It is the general consensus that IT Problems are pack animals. This evening once again proves this.
It all began in a completely harmless fashion: For a week or so, I had been having problems with my work eMail Account. The Organization I work for hosts their eMail Infrastructure at Microsoft, Office365 to be precise. This enables us to use the full Exchange functionality at no cost (Since it is an educational institution, Office365 is free for us). Personally, I could not care less about that, since I am using Linux exclusively, but hey, as long as I can get my mails, whatever.
So, about a week ago, Thunderbird started reporting errors when connecting to my eMail Account.

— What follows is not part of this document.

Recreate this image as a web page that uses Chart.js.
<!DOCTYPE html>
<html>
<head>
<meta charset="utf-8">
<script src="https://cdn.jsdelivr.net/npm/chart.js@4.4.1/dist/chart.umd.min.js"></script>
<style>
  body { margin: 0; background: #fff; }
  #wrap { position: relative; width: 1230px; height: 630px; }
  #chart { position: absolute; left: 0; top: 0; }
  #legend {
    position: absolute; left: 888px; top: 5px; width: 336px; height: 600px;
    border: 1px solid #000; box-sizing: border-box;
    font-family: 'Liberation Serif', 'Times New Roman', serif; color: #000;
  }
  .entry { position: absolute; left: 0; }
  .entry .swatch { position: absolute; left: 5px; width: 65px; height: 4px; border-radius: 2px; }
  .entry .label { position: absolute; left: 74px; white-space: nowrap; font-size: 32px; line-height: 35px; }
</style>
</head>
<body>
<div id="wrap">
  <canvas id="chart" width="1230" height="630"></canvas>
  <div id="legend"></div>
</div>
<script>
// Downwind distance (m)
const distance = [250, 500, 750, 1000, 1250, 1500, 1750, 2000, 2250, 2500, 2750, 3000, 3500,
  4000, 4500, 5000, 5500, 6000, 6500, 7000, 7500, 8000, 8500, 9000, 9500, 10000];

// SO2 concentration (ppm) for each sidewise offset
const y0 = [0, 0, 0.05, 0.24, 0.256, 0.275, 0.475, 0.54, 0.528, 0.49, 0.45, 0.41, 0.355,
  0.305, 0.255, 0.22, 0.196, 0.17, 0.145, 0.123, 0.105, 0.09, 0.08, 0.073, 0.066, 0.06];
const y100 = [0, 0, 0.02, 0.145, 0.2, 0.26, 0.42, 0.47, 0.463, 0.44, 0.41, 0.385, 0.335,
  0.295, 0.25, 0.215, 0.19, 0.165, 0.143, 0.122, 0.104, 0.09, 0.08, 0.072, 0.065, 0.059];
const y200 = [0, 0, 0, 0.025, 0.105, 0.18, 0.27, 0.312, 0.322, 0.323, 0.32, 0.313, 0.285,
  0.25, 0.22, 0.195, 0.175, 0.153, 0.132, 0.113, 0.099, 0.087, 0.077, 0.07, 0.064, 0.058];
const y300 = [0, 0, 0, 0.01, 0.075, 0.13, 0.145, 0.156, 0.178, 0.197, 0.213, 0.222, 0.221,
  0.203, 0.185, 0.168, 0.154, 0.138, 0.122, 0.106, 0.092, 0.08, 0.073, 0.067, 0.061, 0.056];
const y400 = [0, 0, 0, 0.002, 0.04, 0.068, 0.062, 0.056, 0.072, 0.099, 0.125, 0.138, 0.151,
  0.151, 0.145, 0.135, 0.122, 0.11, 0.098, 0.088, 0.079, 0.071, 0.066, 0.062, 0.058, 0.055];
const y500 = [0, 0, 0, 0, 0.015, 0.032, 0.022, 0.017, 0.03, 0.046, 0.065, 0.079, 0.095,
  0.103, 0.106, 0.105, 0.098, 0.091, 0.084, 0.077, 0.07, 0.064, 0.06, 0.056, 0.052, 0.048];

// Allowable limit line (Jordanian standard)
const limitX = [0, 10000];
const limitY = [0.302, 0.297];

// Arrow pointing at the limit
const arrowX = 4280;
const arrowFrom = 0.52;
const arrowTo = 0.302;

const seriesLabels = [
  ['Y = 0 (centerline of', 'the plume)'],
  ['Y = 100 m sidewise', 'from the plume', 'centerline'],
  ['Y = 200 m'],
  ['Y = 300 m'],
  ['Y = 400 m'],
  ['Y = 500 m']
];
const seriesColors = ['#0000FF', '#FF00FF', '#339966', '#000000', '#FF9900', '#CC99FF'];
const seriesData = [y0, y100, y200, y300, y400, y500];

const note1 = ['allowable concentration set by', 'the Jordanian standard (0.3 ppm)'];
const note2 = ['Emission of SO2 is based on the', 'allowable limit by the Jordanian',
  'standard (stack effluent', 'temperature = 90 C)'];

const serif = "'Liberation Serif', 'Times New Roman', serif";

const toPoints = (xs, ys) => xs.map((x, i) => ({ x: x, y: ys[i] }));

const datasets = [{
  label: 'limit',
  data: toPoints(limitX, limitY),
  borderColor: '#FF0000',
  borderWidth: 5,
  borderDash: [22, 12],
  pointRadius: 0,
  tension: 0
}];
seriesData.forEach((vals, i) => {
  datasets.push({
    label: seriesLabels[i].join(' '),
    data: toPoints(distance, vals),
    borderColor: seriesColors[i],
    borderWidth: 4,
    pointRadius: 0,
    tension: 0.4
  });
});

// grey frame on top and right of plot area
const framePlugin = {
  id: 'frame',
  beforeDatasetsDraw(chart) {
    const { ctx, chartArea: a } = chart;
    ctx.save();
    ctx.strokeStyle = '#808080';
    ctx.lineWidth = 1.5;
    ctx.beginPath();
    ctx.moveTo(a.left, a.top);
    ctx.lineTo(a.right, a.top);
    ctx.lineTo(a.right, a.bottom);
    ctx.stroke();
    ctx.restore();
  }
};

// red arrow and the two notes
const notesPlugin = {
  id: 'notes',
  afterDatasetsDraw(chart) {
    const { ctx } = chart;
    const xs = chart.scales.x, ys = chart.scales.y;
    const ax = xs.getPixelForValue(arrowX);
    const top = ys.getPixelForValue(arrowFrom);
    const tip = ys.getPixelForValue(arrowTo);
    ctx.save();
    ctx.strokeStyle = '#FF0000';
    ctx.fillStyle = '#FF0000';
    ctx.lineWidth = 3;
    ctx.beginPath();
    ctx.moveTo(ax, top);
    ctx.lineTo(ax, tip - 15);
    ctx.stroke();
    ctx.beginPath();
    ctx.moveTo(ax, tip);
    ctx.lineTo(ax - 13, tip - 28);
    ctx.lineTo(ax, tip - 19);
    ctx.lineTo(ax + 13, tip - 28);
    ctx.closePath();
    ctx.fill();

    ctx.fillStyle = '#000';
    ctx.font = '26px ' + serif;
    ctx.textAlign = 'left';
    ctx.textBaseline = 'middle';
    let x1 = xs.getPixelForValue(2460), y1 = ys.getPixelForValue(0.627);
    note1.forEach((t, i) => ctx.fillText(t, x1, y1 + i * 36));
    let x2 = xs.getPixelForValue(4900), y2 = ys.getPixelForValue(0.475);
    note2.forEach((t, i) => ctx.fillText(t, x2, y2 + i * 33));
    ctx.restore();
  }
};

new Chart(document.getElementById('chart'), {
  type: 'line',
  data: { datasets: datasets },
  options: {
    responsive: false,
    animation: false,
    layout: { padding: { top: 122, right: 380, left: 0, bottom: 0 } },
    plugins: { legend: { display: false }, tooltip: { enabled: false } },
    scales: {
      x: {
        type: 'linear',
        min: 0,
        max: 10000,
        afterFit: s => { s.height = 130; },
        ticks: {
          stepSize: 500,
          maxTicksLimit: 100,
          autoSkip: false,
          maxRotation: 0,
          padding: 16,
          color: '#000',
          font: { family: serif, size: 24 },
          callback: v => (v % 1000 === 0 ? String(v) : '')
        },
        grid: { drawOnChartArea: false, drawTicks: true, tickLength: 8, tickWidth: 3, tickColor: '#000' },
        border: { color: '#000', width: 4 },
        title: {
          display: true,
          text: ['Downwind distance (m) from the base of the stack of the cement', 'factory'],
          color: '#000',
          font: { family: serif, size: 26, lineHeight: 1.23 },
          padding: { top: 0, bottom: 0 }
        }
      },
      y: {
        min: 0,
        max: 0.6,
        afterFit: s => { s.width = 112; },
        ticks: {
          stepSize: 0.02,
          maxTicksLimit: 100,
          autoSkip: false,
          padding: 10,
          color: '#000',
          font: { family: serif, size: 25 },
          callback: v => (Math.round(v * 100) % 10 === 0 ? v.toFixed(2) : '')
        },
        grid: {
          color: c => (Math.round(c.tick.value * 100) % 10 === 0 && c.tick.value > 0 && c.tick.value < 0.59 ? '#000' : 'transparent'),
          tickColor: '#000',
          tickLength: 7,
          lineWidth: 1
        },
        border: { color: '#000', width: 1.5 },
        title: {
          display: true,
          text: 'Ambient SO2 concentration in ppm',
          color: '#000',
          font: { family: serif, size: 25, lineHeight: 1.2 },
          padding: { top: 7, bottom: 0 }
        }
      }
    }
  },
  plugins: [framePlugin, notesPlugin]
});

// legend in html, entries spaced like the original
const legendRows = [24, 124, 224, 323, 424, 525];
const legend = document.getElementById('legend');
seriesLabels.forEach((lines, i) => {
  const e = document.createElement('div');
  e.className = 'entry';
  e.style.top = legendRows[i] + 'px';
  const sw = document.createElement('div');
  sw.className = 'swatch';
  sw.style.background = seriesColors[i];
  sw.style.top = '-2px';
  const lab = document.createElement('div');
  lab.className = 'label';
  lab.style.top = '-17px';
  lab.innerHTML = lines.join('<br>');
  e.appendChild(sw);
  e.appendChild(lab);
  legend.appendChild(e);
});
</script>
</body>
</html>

It babbled something about the login to the server failing, offering me to Retry, Change my password or cancel. I hit retry a few times, and eventually the message stopped. I assumed Thunderbird had finally managed to get a connection with the Server and happily kept doing whatever I was doing. I never wondered why I wasn’t getting any mail, since it was very rare for me to receive any mail on that account anyway. This was mistake number one: Assuming that Thunderbird would not stop trying to connect without explicitly telling me about it.
This impression was intensified by the fact that my daily backups of my mail accounts were running just fine. My Cronjob reported no errors. And, at the beginning, my Android Phone running K9 Mail kept getting the messages I got sent. The phone did not report any new mails either, and no errors, so I assumed that everything was fine, since even if Thunderbird was silently stopping the connection attempts, and even if my daily backup was having unreported errors, at least the phone would surely complain if it was unable to get a connection with the servers. Triple redundancy in error reporting, what could possibly go wrong?
Famous last words.
So, today, the error messages of Thunderbird finally pissed me off enough for me to investigate. Our eMail Service had recently been migrated (by Microsoft) from Live@Edu to Office365. The Documentation for the upgrade claimed that no changes would have to be made, so I left my Settings the way they were, and they kept working happily through the upgrade, even permitting me to send a notification to the organization, notifying them of the completed migration, and fixing a few Problems that occured afterwards. That was all before my problems set in.
So, as I said, I started to investigate. I tried to find out which servers I was supposed to use, and updated my Thunderbird config. The problems were still there. Curious, I logged into webmail to check if my account was still active and my password still worked. It was and did. After the login, I was greeted by “9 new messages”, the oldest going back to last monday.
I will not bore you with my struggles to get Thunderbird working. I triple checked password and server settings, changed my password, waited 30 minutes, nothing would work.
Curious how my Android had kept working through all of this (or had it? I had never seen those messages after all), I started up K9 Mail and tried to refresh my account. It went through without error message, but also without downloading the new messages. I updated the server information and suddenly, I got an error message, claiming a wrong password. Great. After deleting and re-creating my K9 Mail Config for the account, I still could not get it to work. K9 Mail had not been able to connect to the server for a whole week, but had not seen fit to inform me of that. Awesome.
Now, I was really interested in how my backups had kept working through all of this. I manually ran my backup software (I was using OfflineIMAP), only to see that the Program was throwing an exception when trying to connect to my account. The exit status (“echo $?”) was still zero though, indicating success. Frustrated, I hit up their GitHub-Page, intending to write a bug report, when I realized that I was running a horribly outdated version that I had installed from the Raspbian-Repositories (Debian for Raspberry Pi). I removed the old version, installed the current one, and retried the run, being met with an Error about cert_fingerprints not being set. The Program still exited with 0, by the way, even though someone who was running an automatic update of the program using apt-get, for example, would never have seen this change, and thanks to the success indicator of the exit status, would have never been notified that his backups were failing. I wrote up a bug report, fixed the config file, and tried again. Now, I was getting the “LOGIN FAILED” I expected, but the Program STILL exited with a Status of zero. I sighed heavily (actually, I cursed loudly), updated my bug report and mailed Microsoft Support about this problem.
It has been two hours now, and I have found:
- One case of bad coding in Thunderbird (not reporting when stopping the connection attempts)
- One case of a lacking Error messages in K9 Mail
- Two cases of a potentially fatal wrong exit status on OfflineIMAP
- One case of WTF about Microsoft (Seriously, why doesn’t this crap work?)
- One case of foul mood and desire to punch cute kittens
- Don’t rely on error messages being there if you have never seen them
- Don’t rely on the exit status of software you have not written yourself and / or tested.
- Don’t be sure that since you have three different ways of being notified when something goes wrong, you actually will, unless you have tested at least one of them (Basically 1 and 2 combined)
- Even (or: especially) a billion dollar company like Microsoft can and will screw up, and they will probably not fix it if you do not complain.